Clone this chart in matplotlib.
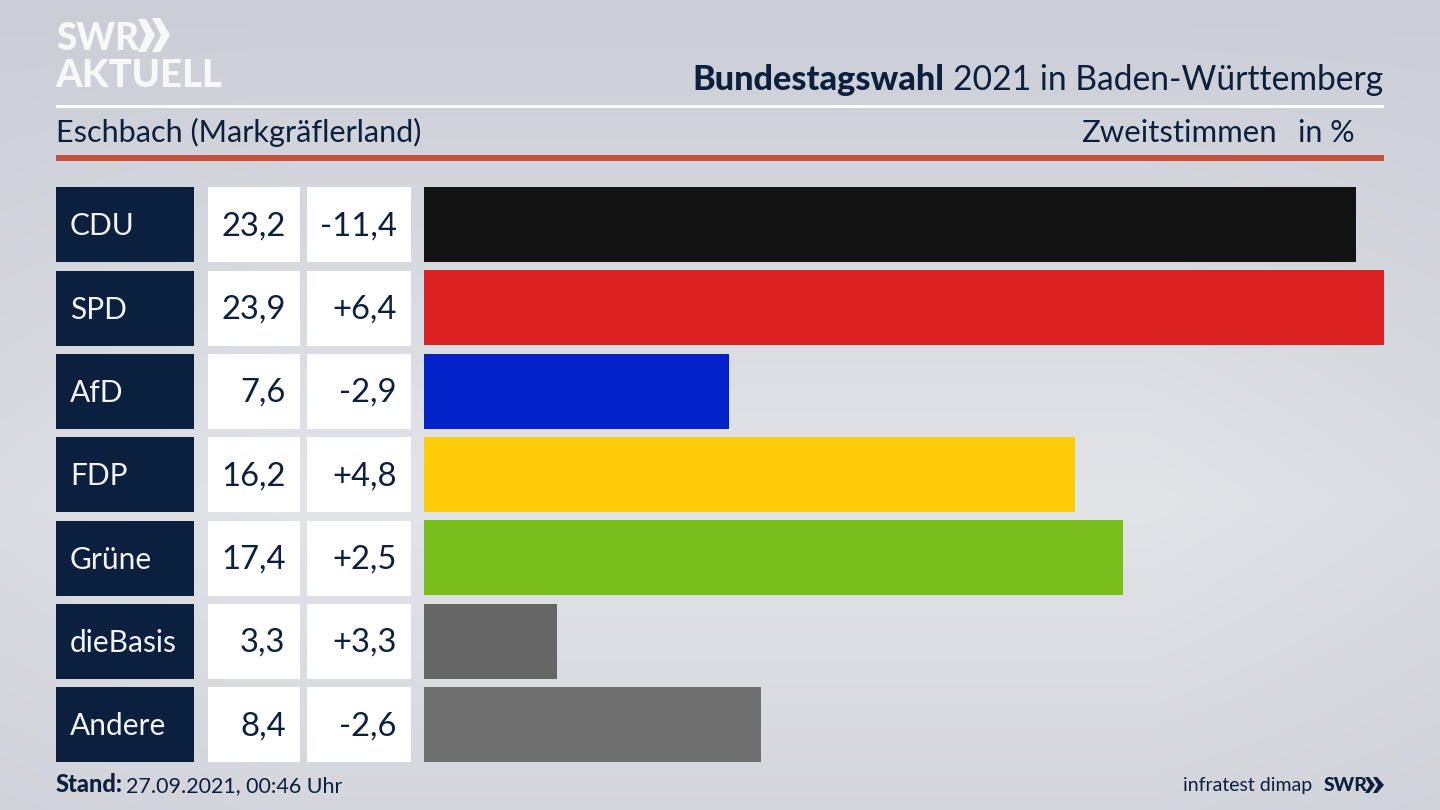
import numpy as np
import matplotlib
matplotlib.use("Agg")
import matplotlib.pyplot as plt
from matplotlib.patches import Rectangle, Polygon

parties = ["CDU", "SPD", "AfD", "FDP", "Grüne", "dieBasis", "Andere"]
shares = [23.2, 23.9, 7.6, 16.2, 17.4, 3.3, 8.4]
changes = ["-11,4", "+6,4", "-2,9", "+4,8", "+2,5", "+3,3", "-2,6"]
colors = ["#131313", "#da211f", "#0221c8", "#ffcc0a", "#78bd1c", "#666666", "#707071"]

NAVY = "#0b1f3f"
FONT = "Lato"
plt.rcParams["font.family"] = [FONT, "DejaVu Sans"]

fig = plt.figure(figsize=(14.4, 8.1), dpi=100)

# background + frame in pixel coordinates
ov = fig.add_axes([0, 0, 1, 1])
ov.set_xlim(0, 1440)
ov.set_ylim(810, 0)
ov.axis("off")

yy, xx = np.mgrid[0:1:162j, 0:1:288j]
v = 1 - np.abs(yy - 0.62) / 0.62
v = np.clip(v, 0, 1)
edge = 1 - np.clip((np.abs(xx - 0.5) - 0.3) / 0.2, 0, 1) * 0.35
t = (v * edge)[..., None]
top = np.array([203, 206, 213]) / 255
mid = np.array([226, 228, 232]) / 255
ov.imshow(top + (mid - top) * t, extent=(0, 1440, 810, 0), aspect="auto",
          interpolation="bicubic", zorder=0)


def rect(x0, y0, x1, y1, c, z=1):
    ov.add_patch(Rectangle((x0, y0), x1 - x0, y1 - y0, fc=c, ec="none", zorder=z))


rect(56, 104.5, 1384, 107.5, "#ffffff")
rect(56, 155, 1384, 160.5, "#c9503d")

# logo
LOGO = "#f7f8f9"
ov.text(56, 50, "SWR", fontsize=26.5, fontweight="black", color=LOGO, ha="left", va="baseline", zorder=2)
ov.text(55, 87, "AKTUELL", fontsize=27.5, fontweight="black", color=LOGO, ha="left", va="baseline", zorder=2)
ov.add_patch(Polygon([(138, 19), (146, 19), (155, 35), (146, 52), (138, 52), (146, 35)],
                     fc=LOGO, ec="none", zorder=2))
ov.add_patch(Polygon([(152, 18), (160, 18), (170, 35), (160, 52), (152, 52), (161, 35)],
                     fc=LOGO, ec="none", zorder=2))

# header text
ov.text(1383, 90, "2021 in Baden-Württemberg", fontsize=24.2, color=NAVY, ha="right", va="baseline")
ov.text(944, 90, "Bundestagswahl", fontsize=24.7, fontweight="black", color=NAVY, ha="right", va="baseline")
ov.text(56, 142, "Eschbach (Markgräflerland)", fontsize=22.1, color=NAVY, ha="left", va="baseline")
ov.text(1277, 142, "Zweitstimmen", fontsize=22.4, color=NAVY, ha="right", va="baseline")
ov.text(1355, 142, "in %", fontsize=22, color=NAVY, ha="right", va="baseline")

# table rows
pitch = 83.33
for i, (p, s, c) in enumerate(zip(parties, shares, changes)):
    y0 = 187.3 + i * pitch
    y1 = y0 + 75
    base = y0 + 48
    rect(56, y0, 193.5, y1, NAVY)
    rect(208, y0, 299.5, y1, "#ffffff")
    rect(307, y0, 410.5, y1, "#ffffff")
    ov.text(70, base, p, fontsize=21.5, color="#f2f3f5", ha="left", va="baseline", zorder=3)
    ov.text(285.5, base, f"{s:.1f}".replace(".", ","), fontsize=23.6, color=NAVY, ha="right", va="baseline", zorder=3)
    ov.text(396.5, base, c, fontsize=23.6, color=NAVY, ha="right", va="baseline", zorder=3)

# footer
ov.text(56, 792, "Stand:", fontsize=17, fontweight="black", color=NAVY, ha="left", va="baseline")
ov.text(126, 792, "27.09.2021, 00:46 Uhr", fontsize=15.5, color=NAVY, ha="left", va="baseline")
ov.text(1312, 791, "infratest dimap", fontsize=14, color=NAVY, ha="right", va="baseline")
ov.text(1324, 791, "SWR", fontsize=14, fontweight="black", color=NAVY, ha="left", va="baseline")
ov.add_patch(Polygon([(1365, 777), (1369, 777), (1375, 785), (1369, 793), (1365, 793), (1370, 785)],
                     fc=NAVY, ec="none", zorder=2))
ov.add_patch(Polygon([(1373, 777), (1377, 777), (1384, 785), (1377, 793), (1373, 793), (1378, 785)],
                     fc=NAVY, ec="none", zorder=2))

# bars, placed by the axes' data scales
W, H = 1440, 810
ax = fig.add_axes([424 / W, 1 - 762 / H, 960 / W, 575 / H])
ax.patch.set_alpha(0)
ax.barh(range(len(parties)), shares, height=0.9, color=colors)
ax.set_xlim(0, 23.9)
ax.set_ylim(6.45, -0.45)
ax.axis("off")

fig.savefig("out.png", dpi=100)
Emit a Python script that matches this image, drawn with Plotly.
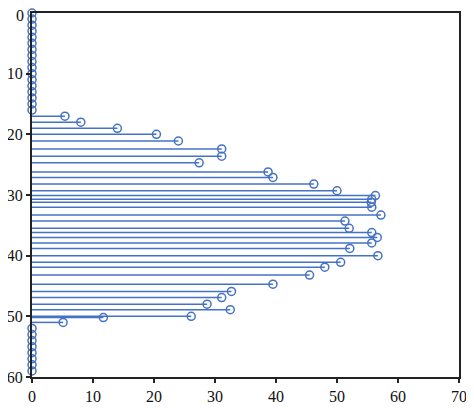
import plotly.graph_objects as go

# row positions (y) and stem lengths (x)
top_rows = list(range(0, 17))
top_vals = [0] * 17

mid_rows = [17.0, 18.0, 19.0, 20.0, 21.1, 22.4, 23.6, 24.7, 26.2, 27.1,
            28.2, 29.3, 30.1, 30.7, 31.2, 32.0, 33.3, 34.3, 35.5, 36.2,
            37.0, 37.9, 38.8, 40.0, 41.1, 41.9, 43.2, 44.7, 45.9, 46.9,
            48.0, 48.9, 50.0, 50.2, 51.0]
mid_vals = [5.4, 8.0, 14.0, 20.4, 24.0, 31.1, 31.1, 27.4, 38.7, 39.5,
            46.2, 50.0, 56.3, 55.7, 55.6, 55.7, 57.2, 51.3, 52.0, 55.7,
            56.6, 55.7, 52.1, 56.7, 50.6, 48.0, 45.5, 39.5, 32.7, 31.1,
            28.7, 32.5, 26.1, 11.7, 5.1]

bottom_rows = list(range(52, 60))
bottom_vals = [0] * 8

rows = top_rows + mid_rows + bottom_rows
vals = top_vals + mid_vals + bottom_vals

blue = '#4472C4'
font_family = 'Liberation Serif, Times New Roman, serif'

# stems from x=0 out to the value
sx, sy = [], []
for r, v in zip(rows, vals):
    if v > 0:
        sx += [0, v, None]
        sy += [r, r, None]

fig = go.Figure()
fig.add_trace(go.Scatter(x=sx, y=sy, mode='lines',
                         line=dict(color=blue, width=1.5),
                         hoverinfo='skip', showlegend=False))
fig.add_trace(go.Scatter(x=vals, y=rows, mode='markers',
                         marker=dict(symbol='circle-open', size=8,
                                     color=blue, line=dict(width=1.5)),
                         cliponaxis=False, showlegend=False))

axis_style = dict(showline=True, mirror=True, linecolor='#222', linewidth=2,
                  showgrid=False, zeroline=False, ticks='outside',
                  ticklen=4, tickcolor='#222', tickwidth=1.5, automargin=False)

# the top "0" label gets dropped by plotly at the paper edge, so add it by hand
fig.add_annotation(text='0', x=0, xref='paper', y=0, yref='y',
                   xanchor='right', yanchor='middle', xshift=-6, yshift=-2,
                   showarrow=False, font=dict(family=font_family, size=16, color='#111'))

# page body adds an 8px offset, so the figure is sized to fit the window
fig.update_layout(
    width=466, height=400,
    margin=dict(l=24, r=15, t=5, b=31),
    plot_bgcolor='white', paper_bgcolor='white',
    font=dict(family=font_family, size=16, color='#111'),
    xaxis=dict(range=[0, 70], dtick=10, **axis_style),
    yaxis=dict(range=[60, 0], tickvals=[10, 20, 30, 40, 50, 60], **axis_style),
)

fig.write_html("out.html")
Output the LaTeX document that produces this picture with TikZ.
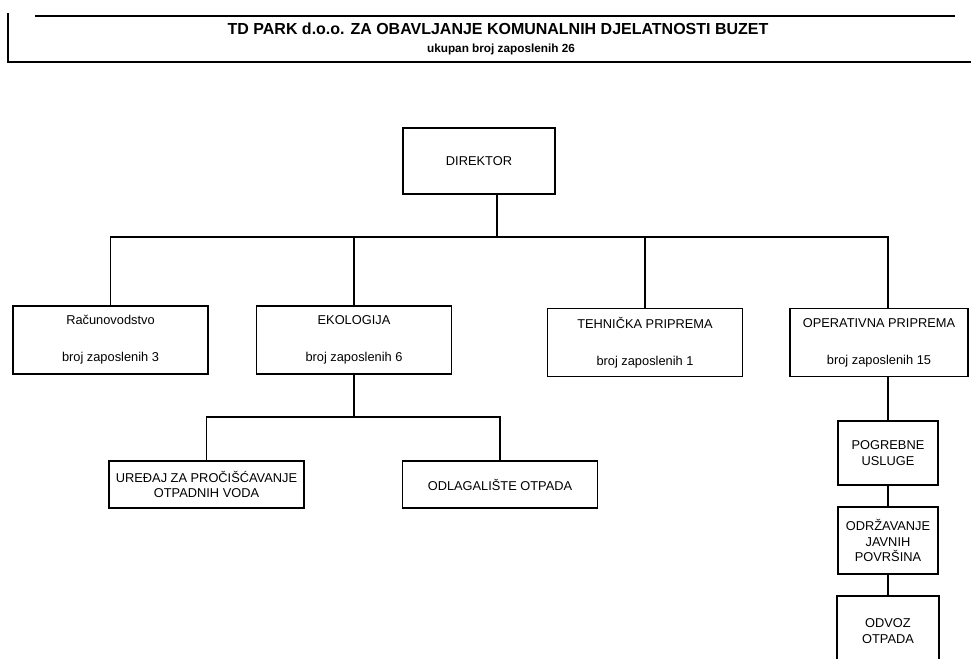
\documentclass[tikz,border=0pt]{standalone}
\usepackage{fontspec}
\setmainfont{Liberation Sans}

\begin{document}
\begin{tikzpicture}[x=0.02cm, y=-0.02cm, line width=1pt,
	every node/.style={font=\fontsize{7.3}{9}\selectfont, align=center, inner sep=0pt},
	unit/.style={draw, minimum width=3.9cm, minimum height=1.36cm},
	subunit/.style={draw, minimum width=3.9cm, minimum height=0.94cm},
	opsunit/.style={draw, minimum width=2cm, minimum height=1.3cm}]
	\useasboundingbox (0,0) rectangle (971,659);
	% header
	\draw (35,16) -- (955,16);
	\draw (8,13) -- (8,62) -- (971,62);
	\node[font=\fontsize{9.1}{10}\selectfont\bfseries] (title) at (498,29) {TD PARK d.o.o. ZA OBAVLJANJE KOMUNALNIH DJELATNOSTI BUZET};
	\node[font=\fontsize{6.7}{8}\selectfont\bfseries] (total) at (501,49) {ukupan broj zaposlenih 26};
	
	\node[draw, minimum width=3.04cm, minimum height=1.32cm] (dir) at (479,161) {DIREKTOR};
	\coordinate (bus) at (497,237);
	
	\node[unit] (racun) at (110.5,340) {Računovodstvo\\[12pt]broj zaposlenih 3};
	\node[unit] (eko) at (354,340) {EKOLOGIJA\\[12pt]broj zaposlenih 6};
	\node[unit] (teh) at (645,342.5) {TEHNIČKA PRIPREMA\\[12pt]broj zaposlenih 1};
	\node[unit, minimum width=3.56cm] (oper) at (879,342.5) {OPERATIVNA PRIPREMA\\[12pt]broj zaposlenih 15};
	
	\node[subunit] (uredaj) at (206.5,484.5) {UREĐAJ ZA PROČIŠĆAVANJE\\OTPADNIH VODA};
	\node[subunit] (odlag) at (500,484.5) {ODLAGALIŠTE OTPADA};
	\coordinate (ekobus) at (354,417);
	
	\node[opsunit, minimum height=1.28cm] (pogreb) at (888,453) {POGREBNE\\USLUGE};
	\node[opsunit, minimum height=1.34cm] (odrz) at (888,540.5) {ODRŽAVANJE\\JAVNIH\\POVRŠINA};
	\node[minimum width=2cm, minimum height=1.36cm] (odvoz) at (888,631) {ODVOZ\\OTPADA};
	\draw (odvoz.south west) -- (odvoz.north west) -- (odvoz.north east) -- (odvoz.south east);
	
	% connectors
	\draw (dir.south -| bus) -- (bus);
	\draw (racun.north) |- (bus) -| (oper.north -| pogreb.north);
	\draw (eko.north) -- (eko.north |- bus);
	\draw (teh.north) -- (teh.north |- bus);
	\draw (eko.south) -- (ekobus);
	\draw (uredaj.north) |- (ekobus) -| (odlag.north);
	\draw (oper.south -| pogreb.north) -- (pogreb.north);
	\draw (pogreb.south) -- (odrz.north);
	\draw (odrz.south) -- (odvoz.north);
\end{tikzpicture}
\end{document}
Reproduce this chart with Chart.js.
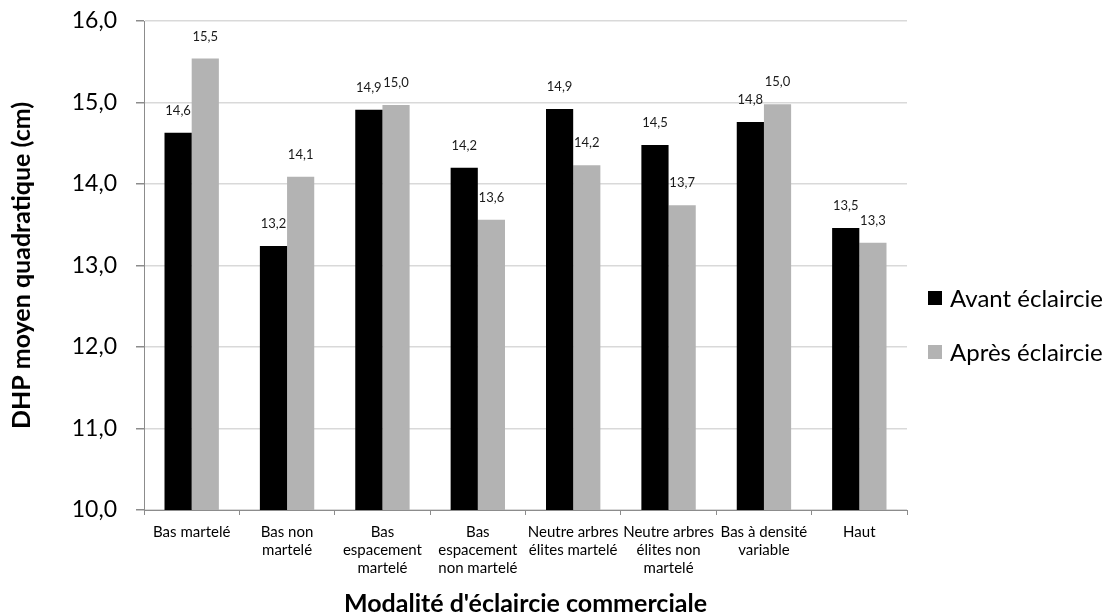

= Exercise brief =
Identify the lines that hold the word "with". Copy every one of them.

= Output =
Emit a Python script that matches this image, drawn with Plotly.
Output the LaTeX document that produces this picture with TikZ.
Reproduce this chart with Chart.js.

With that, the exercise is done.